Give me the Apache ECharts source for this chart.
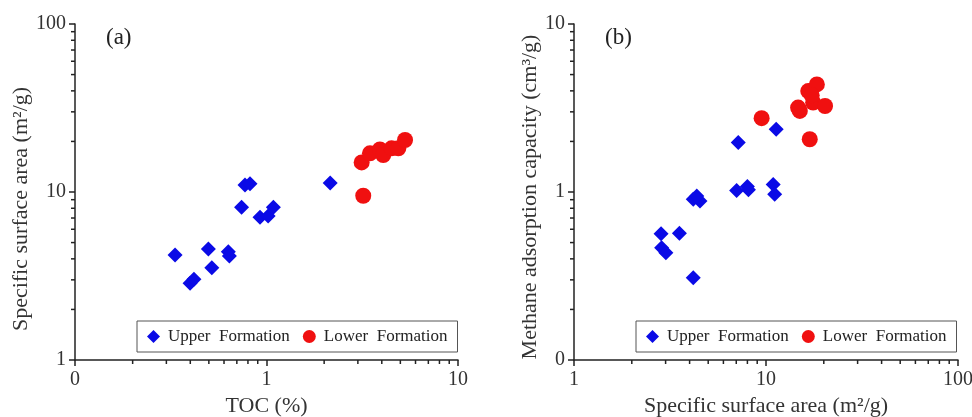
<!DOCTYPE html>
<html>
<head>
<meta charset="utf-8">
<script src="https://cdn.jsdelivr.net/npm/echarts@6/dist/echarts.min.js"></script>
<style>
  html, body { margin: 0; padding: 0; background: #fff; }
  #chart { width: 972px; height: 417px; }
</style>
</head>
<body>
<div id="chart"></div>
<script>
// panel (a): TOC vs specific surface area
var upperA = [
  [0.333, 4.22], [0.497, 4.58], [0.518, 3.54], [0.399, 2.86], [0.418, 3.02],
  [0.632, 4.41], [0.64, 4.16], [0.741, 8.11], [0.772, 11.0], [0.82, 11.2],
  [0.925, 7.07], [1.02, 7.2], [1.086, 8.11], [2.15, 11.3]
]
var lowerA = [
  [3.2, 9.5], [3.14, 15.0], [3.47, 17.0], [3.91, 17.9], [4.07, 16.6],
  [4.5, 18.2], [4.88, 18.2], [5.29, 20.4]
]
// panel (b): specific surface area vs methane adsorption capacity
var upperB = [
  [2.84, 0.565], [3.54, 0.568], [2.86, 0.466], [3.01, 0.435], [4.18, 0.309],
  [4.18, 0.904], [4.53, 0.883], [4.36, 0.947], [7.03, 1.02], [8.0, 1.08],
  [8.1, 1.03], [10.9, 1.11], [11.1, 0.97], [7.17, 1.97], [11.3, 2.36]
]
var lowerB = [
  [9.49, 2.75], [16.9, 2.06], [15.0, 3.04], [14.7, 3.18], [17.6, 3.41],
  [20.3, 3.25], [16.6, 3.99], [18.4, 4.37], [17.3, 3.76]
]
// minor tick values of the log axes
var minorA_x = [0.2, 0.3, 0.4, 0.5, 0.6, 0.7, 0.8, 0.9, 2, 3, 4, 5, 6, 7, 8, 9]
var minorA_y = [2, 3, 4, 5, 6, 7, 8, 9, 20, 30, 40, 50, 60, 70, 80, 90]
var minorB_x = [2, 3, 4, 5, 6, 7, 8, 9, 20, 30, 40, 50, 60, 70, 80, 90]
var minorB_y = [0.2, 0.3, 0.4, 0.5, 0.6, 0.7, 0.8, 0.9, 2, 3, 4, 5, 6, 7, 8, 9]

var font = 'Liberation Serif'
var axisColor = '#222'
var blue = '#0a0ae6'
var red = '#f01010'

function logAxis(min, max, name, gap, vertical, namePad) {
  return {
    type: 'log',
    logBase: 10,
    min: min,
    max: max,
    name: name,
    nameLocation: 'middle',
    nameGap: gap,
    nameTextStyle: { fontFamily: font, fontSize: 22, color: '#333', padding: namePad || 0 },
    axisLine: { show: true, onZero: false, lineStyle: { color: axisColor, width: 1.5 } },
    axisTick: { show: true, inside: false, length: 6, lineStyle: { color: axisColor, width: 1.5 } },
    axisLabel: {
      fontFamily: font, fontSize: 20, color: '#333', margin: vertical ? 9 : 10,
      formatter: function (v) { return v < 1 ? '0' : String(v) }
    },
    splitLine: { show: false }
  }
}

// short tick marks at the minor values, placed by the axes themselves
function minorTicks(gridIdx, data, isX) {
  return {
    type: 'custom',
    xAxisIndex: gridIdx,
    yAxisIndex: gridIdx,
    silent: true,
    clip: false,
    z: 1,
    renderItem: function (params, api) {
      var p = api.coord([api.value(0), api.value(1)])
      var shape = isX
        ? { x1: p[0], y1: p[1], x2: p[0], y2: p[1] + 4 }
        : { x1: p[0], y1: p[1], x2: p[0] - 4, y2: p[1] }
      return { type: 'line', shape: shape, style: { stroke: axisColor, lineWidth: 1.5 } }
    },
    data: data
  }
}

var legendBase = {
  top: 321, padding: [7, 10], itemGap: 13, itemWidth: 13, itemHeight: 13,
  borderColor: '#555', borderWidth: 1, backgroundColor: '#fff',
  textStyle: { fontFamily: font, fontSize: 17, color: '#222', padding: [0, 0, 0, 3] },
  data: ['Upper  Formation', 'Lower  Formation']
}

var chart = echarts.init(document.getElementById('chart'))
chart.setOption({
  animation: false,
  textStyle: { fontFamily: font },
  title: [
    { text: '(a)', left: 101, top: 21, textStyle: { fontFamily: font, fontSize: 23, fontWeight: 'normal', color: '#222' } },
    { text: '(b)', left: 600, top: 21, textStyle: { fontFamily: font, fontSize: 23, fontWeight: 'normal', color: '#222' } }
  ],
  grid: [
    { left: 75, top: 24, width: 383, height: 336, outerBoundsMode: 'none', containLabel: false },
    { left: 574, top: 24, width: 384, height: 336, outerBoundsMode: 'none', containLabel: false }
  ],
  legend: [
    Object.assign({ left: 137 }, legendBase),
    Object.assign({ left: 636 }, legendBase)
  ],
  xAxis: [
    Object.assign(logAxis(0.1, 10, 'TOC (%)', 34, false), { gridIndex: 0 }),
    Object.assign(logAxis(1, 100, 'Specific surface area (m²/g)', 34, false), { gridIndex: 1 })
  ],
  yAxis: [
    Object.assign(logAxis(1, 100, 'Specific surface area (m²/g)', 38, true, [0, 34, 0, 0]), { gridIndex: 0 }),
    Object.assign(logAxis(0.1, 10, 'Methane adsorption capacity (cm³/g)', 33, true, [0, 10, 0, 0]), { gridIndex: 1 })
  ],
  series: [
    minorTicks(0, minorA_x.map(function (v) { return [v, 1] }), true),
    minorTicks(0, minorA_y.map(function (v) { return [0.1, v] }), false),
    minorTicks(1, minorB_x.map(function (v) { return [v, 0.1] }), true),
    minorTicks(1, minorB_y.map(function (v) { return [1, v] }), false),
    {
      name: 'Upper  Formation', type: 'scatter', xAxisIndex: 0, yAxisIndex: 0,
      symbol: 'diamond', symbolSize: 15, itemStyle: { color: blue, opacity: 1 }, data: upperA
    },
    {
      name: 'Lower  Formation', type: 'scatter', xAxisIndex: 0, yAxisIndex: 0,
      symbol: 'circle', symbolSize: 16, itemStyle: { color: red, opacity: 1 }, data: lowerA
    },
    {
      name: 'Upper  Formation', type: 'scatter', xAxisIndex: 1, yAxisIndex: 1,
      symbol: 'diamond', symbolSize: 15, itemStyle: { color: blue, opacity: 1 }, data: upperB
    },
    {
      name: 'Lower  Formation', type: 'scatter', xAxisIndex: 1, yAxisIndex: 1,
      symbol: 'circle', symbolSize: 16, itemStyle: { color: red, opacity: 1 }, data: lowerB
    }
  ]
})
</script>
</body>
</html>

········

● **REQUIRED TASK**
Omitting all images, print the listing exactly.

● **EXERCISE RESULT**
Give me the Apache ECharts source for this chart.
<!DOCTYPE html>
<html>
<head>
<meta charset="utf-8">
<script src="https://cdn.jsdelivr.net/npm/echarts@6/dist/echarts.min.js"></script>
<style>
  html, body { margin: 0; padding: 0; background: #fff; }
  #chart { width: 972px; height: 417px; }
</style>
</head>
<body>
<div id="chart"></div>
<script>
// panel (a): TOC vs specific surface area
var upperA = [
  [0.333, 4.22], [0.497, 4.58], [0.518, 3.54], [0.399, 2.86], [0.418, 3.02],
  [0.632, 4.41], [0.64, 4.16], [0.741, 8.11], [0.772, 11.0], [0.82, 11.2],
  [0.925, 7.07], [1.02, 7.2], [1.086, 8.11], [2.15, 11.3]
]
var lowerA = [
  [3.2, 9.5], [3.14, 15.0], [3.47, 17.0], [3.91, 17.9], [4.07, 16.6],
  [4.5, 18.2], [4.88, 18.2], [5.29, 20.4]
]
// panel (b): specific surface area vs methane adsorption capacity
var upperB = [
  [2.84, 0.565], [3.54, 0.568], [2.86, 0.466], [3.01, 0.435], [4.18, 0.309],
  [4.18, 0.904], [4.53, 0.883], [4.36, 0.947], [7.03, 1.02], [8.0, 1.08],
  [8.1, 1.03], [10.9, 1.11], [11.1, 0.97], [7.17, 1.97], [11.3, 2.36]
]
var lowerB = [
  [9.49, 2.75], [16.9, 2.06], [15.0, 3.04], [14.7, 3.18], [17.6, 3.41],
  [20.3, 3.25], [16.6, 3.99], [18.4, 4.37], [17.3, 3.76]
]
// minor tick values of the log axes
var minorA_x = [0.2, 0.3, 0.4, 0.5, 0.6, 0.7, 0.8, 0.9, 2, 3, 4, 5, 6, 7, 8, 9]
var minorA_y = [2, 3, 4, 5, 6, 7, 8, 9, 20, 30, 40, 50, 60, 70, 80, 90]
var minorB_x = [2, 3, 4, 5, 6, 7, 8, 9, 20, 30, 40, 50, 60, 70, 80, 90]
var minorB_y = [0.2, 0.3, 0.4, 0.5, 0.6, 0.7, 0.8, 0.9, 2, 3, 4, 5, 6, 7, 8, 9]

var font = 'Liberation Serif'
var axisColor = '#222'
var blue = '#0a0ae6'
var red = '#f01010'

function logAxis(min, max, name, gap, vertical, namePad) {
  return {
    type: 'log',
    logBase: 10,
    min: min,
    max: max,
    name: name,
    nameLocation: 'middle',
    nameGap: gap,
    nameTextStyle: { fontFamily: font, fontSize: 22, color: '#333', padding: namePad || 0 },
    axisLine: { show: true, onZero: false, lineStyle: { color: axisColor, width: 1.5 } },
    axisTick: { show: true, inside: false, length: 6, lineStyle: { color: axisColor, width: 1.5 } },
    axisLabel: {
      fontFamily: font, fontSize: 20, color: '#333', margin: vertical ? 9 : 10,
      formatter: function (v) { return v < 1 ? '0' : String(v) }
    },
    splitLine: { show: false }
  }
}

// short tick marks at the minor values, placed by the axes themselves
function minorTicks(gridIdx, data, isX) {
  return {
    type: 'custom',
    xAxisIndex: gridIdx,
    yAxisIndex: gridIdx,
    silent: true,
    clip: false,
    z: 1,
    renderItem: function (params, api) {
      var p = api.coord([api.value(0), api.value(1)])
      var shape = isX
        ? { x1: p[0], y1: p[1], x2: p[0], y2: p[1] + 4 }
        : { x1: p[0], y1: p[1], x2: p[0] - 4, y2: p[1] }
      return { type: 'line', shape: shape, style: { stroke: axisColor, lineWidth: 1.5 } }
    },
    data: data
  }
}

var legendBase = {
  top: 321, padding: [7, 10], itemGap: 13, itemWidth: 13, itemHeight: 13,
  borderColor: '#555', borderWidth: 1, backgroundColor: '#fff',
  textStyle: { fontFamily: font, fontSize: 17, color: '#222', padding: [0, 0, 0, 3] },
  data: ['Upper  Formation', 'Lower  Formation']
}

var chart = echarts.init(document.getElementById('chart'))
chart.setOption({
  animation: false,
  textStyle: { fontFamily: font },
  title: [
    { text: '(a)', left: 101, top: 21, textStyle: { fontFamily: font, fontSize: 23, fontWeight: 'normal', color: '#222' } },
    { text: '(b)', left: 600, top: 21, textStyle: { fontFamily: font, fontSize: 23, fontWeight: 'normal', color: '#222' } }
  ],
  grid: [
    { left: 75, top: 24, width: 383, height: 336, outerBoundsMode: 'none', containLabel: false },
    { left: 574, top: 24, width: 384, height: 336, outerBoundsMode: 'none', containLabel: false }
  ],
  legend: [
    Object.assign({ left: 137 }, legendBase),
    Object.assign({ left: 636 }, legendBase)
  ],
  xAxis: [
    Object.assign(logAxis(0.1, 10, 'TOC (%)', 34, false), { gridIndex: 0 }),
    Object.assign(logAxis(1, 100, 'Specific surface area (m²/g)', 34, false), { gridIndex: 1 })
  ],
  yAxis: [
    Object.assign(logAxis(1, 100, 'Specific surface area (m²/g)', 38, true, [0, 34, 0, 0]), { gridIndex: 0 }),
    Object.assign(logAxis(0.1, 10, 'Methane adsorption capacity (cm³/g)', 33, true, [0, 10, 0, 0]), { gridIndex: 1 })
  ],
  series: [
    minorTicks(0, minorA_x.map(function (v) { return [v, 1] }), true),
    minorTicks(0, minorA_y.map(function (v) { return [0.1, v] }), false),
    minorTicks(1, minorB_x.map(function (v) { return [v, 0.1] }), true),
    minorTicks(1, minorB_y.map(function (v) { return [1, v] }), false),
    {
      name: 'Upper  Formation', type: 'scatter', xAxisIndex: 0, yAxisIndex: 0,
      symbol: 'diamond', symbolSize: 15, itemStyle: { color: blue, opacity: 1 }, data: upperA
    },
    {
      name: 'Lower  Formation', type: 'scatter', xAxisIndex: 0, yAxisIndex: 0,
      symbol: 'circle', symbolSize: 16, itemStyle: { color: red, opacity: 1 }, data: lowerA
    },
    {
      name: 'Upper  Formation', type: 'scatter', xAxisIndex: 1, yAxisIndex: 1,
      symbol: 'diamond', symbolSize: 15, itemStyle: { color: blue, opacity: 1 }, data: upperB
    },
    {
      name: 'Lower  Formation', type: 'scatter', xAxisIndex: 1, yAxisIndex: 1,
      symbol: 'circle', symbolSize: 16, itemStyle: { color: red, opacity: 1 }, data: lowerB
    }
  ]
})
</script>
</body>
</html>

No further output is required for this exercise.